The Pillars of the Earth covers the bloody conflict to see who would succeed Henry I as king. His nephew Stephen is in control for most of the mini-series, but it closes with Henry's young grandson, Henry II finally taking the throne. Although the novel apparently goes farther in history and includes the events of Peter Glenville's film, Becket.
Peter O'Toole is the adult Henry II, who's in a conflict with the Roman Catholic Church. This is a recurring theme, since Henry I experienced the same trouble and - according to Pillars of the Earth anyway - it was the Church's attempt to put a friendlier king into power that caused the whole succession crisis in the first place. In Becket, Henry II irritates the Church further by filling England's top clerical position with his childhood buddy, Thomas Becket. Unfortunately for Henry, Becket begins to take his role seriously, instead of just being the puppet that Henry expected.
It's a great film that's lushly directed and superbly acted. It depicts a fascinating relationship between these two, extremely flawed men, one of whom outgrows the other to disastrous consequences. It's really a medieval version of That Was Then, This Is Now, except that it's really good.
The Lion in Winter (1968)
Not a true sequel to Becket, but it sure feels that way with O'Toole reprising his role as an older Henry II. Where Becket was an excellent relationship story though, Lion in Winter is a drawn-out, family melodrama. O'Toole and Katherine Hepburn are Acting, dagnabbit, and they want to make sure you know it. There's an interesting political drama in there somewhere, but it gets lost in the screwed-up relationship of the leads that we're supposed to care about for some reason.

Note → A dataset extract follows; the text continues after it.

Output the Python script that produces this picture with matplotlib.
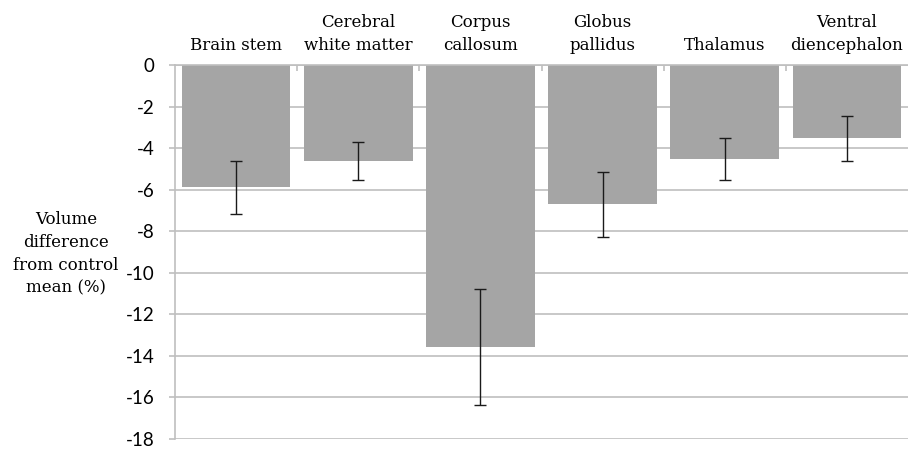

One of the main things they're arguing about is who's going to follow Henry as king. Hepburn's Eleanor of Aquitaine wants eldest son Richard on the throne, but Henry supports youngest boy John. No one cares about middle-child Geoffrey, except for his buddy Philip, the new king of France. (John Gielgud played Philip's dad in Becket.)
Luckily, the sons are all great. Anthony Hopkins is a tough, but deeply troubled Richard. John Castle is delicious as the scheming Geoffrey. And Nigel Terry is perfectly sniveling as young Prince John. Timothy Dalton is also captivating as Philip. Their performances all kept me going even as O'Toole and Hepburn pushed me away.